#### Exercise objective:
Copy out all the lines where "that" shows up.

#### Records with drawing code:
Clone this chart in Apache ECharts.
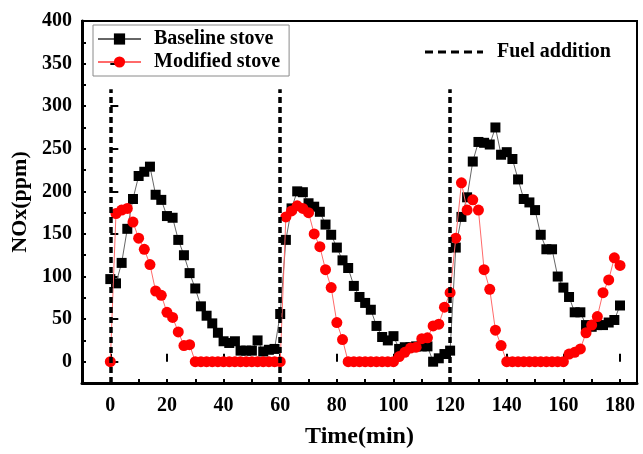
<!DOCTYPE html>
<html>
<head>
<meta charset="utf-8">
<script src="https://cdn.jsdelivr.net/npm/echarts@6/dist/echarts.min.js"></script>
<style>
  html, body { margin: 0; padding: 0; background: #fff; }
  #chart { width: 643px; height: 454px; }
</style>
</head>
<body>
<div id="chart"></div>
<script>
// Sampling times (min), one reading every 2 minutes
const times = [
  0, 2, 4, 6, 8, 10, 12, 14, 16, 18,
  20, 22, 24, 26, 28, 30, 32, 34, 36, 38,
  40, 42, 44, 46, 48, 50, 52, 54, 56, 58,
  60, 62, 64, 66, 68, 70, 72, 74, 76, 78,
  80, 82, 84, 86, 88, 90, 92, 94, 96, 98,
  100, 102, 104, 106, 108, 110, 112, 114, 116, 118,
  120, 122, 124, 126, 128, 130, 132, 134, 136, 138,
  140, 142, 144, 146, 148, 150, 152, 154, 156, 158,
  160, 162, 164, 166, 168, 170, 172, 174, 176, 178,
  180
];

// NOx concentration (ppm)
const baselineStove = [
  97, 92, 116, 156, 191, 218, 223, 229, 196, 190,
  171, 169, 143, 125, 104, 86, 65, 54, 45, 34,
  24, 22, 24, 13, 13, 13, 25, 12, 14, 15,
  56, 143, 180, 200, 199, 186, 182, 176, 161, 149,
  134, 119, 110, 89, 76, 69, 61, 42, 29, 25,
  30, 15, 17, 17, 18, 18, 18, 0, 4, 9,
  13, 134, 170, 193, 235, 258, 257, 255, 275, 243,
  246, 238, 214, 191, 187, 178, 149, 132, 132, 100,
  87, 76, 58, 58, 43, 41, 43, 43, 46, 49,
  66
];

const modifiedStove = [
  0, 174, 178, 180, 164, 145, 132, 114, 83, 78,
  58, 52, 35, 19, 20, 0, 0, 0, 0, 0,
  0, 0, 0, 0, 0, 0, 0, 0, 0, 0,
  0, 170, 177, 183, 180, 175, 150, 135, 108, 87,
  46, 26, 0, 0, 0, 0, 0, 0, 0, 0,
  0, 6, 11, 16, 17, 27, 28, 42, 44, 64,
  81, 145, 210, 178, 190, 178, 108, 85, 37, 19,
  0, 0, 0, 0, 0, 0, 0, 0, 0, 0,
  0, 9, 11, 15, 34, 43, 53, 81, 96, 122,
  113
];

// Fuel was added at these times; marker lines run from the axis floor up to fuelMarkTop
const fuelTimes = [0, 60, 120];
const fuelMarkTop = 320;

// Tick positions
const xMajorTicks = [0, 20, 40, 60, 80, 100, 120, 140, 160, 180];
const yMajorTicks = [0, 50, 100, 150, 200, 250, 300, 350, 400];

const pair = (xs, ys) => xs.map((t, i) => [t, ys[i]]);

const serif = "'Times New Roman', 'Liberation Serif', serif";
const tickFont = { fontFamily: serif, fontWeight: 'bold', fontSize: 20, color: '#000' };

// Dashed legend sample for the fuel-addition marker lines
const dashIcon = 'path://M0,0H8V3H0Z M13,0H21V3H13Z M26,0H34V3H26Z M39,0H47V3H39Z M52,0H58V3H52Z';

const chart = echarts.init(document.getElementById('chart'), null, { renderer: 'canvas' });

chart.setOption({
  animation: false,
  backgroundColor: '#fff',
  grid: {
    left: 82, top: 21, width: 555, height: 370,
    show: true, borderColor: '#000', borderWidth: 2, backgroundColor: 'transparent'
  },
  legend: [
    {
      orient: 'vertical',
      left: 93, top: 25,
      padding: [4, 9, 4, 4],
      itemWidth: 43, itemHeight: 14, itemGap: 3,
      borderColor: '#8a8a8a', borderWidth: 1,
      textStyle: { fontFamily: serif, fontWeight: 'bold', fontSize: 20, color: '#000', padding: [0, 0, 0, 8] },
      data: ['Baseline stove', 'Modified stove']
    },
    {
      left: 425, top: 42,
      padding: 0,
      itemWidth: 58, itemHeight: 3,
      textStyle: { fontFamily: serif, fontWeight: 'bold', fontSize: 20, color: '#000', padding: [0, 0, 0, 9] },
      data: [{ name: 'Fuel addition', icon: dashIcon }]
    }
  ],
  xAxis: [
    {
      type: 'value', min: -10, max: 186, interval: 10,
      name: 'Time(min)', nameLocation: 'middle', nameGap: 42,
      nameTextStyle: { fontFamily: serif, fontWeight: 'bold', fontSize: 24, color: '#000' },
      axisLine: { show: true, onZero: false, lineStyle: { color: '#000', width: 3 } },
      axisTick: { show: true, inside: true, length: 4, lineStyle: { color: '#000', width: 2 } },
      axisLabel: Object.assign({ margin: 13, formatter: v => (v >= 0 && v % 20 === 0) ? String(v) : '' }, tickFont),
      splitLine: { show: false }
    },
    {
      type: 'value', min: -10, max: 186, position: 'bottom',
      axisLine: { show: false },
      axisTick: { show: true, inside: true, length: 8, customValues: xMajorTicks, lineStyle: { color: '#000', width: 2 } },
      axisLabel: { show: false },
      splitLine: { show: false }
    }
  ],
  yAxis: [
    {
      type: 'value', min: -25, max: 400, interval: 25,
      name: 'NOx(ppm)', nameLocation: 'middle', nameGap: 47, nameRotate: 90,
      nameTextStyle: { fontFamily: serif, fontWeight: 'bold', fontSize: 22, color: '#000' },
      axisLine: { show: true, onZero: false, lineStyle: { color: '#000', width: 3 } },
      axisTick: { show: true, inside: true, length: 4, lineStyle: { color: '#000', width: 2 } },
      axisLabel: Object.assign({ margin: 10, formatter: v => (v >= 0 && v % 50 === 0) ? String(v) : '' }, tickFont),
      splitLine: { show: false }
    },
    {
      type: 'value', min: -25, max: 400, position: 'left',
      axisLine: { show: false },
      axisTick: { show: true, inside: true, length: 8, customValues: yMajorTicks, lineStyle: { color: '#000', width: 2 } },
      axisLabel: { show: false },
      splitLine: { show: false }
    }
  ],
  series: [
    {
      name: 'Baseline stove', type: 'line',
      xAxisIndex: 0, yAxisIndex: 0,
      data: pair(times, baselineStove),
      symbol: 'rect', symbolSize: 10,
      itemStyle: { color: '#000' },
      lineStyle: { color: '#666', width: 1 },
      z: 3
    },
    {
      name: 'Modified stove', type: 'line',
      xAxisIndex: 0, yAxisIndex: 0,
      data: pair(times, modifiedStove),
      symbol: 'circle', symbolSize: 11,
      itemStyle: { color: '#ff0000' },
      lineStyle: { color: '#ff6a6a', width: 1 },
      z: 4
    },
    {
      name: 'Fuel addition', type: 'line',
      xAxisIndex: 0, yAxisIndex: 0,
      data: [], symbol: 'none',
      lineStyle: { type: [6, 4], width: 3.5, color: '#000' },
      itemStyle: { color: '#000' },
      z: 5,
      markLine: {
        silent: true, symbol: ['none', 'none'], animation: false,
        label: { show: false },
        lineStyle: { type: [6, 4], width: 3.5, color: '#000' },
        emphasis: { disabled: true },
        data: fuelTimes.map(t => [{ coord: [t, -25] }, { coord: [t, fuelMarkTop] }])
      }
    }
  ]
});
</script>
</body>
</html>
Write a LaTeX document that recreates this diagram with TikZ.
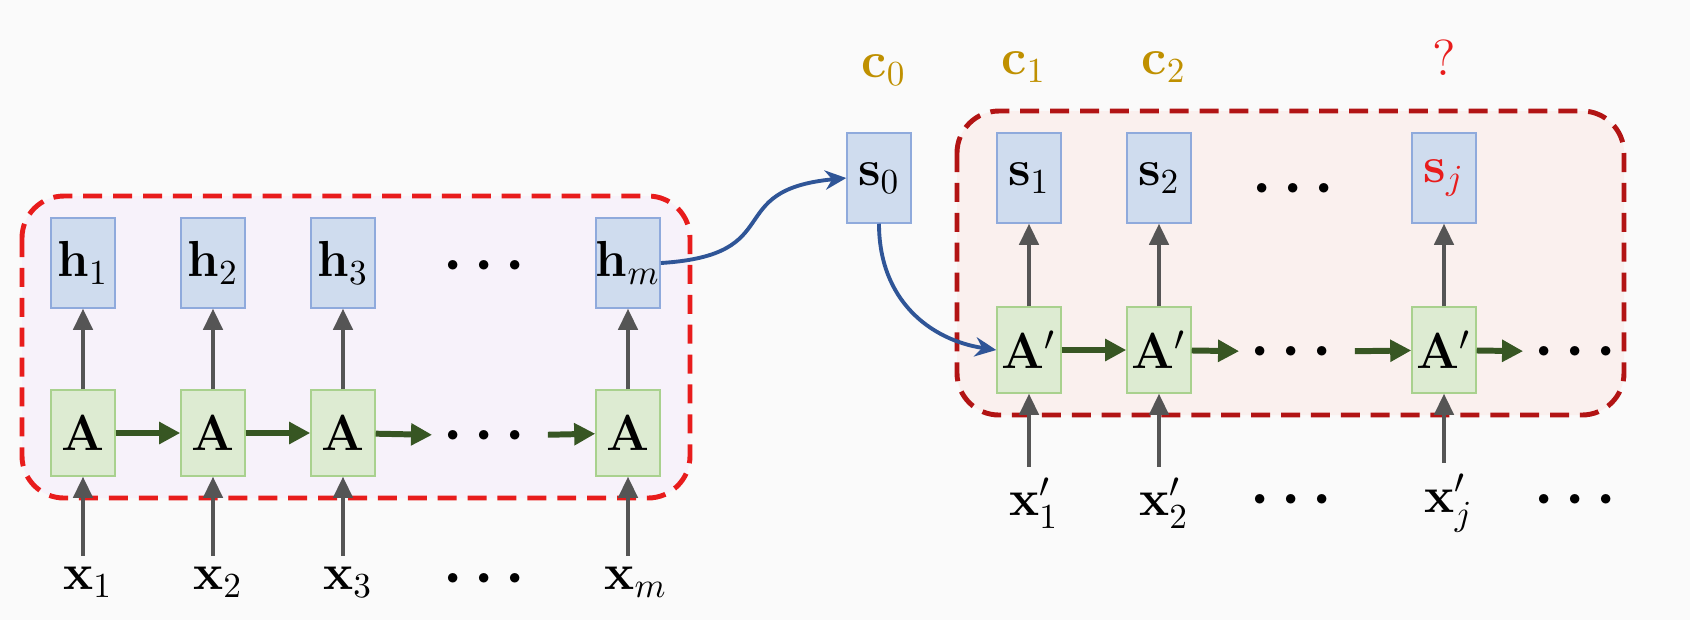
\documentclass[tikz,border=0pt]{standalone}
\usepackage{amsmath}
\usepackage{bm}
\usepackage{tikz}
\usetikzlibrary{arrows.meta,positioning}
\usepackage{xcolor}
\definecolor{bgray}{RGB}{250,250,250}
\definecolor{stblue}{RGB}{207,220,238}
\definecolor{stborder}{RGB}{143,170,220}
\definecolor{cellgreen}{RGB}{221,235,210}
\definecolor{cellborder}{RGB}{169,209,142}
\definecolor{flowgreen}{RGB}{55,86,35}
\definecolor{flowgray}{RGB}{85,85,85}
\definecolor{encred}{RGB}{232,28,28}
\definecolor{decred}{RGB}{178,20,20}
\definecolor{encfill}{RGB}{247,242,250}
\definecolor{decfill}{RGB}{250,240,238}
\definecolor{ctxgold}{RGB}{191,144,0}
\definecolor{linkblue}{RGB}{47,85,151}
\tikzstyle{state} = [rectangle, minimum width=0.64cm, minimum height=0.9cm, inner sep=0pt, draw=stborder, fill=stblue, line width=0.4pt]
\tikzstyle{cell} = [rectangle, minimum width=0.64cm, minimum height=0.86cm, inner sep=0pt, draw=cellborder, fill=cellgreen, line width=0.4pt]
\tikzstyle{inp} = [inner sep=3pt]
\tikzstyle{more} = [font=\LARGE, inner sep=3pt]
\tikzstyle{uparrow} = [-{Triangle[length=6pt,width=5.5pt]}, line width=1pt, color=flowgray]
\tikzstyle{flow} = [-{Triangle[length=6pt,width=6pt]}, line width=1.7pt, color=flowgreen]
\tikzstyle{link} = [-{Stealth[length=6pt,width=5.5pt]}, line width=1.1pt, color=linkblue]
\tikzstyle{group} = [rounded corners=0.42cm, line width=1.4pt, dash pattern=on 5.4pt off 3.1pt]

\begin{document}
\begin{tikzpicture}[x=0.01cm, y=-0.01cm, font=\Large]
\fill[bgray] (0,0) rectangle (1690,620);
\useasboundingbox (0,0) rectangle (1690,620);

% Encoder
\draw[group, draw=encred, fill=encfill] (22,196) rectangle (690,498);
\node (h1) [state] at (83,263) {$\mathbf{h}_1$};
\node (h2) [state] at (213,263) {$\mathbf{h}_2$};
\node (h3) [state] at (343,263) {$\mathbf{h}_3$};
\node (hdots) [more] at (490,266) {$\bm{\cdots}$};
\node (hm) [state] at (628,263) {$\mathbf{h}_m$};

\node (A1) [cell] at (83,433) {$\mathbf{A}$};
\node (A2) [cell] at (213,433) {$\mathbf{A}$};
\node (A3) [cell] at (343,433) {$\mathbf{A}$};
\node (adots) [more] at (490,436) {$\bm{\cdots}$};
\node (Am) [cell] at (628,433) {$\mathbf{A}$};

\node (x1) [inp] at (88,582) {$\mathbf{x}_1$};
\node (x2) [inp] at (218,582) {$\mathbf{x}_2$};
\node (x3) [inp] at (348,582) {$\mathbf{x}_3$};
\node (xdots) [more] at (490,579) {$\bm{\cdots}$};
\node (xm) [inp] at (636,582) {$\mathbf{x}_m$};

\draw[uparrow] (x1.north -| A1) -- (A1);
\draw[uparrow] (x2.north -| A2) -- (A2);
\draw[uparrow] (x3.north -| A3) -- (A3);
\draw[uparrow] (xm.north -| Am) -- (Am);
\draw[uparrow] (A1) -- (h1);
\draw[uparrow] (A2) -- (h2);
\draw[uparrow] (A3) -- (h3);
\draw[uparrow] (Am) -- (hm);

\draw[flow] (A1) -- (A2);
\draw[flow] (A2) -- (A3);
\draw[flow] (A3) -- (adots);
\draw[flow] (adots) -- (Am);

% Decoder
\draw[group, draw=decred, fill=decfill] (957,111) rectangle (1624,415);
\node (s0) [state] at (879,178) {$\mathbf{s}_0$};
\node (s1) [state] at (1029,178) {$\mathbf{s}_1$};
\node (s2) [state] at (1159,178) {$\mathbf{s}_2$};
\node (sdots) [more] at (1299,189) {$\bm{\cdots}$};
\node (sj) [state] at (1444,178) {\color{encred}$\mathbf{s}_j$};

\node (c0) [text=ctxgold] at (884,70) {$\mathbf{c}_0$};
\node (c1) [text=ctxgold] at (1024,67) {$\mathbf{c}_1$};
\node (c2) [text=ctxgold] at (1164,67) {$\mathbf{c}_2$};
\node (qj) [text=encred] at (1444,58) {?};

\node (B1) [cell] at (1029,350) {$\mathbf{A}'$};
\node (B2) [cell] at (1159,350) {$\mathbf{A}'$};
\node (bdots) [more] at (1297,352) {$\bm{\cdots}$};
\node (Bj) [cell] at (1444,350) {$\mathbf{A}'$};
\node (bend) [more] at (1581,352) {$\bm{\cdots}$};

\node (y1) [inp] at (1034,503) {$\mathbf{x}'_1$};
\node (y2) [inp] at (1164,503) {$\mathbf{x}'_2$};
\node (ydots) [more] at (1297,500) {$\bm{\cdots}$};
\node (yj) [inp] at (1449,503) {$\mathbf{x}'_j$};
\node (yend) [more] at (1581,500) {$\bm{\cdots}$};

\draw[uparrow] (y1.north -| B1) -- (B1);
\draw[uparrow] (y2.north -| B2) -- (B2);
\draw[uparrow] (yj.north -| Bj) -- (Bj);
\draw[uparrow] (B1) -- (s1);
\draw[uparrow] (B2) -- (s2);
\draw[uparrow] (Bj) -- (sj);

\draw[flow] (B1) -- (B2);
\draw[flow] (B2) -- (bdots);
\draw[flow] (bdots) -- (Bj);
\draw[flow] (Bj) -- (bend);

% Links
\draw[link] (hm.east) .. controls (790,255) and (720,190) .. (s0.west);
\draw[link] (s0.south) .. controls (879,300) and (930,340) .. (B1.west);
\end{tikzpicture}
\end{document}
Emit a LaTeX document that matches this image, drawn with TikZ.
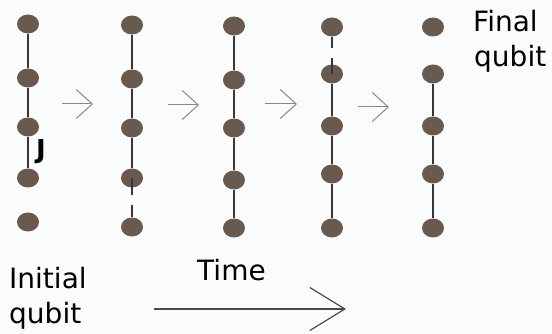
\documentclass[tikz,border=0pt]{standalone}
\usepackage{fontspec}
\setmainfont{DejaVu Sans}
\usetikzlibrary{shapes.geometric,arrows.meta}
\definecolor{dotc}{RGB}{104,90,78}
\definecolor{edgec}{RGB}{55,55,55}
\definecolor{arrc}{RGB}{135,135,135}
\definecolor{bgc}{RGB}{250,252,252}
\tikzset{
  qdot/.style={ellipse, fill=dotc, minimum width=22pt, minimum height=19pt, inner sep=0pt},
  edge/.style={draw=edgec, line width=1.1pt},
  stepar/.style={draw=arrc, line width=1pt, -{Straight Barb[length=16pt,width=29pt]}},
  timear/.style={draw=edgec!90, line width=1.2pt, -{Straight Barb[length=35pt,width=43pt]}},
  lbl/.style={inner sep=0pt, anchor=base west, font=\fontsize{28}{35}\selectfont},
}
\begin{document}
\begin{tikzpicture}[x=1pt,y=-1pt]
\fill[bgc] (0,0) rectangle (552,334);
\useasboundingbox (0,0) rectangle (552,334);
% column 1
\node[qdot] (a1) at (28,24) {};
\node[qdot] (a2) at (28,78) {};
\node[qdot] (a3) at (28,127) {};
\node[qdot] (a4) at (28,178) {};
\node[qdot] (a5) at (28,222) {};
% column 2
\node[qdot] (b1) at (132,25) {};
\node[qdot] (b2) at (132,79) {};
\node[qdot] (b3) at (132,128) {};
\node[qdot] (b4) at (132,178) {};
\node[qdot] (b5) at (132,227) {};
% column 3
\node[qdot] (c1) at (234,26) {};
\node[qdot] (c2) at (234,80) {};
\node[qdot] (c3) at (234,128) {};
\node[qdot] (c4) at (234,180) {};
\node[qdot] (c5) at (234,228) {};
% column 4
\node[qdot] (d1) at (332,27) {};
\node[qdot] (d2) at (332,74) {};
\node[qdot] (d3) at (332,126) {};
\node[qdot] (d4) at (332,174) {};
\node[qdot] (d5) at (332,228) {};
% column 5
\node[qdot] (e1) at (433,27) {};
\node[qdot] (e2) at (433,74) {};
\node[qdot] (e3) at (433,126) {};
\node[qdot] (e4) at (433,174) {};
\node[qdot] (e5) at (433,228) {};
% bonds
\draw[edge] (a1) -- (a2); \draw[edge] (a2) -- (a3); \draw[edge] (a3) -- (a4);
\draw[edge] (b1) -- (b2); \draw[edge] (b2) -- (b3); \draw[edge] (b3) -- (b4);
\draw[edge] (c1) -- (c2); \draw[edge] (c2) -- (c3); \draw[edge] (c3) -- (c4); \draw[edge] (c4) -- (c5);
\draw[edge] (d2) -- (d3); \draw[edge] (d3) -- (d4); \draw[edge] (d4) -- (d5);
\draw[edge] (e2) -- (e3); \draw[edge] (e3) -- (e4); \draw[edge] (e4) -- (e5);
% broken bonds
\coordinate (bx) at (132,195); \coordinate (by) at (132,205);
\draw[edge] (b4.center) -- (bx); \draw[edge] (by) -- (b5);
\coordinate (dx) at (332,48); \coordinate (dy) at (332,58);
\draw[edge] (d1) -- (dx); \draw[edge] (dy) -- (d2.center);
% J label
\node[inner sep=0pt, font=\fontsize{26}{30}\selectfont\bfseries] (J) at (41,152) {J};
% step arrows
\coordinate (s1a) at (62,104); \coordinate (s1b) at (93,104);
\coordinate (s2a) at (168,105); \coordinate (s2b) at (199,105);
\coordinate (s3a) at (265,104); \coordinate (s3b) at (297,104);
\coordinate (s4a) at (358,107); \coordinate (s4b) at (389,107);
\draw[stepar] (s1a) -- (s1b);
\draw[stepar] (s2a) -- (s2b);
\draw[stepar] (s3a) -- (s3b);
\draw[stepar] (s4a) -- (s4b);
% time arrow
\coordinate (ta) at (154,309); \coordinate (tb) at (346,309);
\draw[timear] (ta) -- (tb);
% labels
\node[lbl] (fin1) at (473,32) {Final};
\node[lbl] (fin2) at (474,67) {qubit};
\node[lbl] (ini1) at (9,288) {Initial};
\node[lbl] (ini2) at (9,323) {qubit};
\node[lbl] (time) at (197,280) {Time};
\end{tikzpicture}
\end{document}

#### Task result:
Write a LaTeX document that recreates this diagram with TikZ.
Emit a LaTeX document that matches this image, drawn with TikZ.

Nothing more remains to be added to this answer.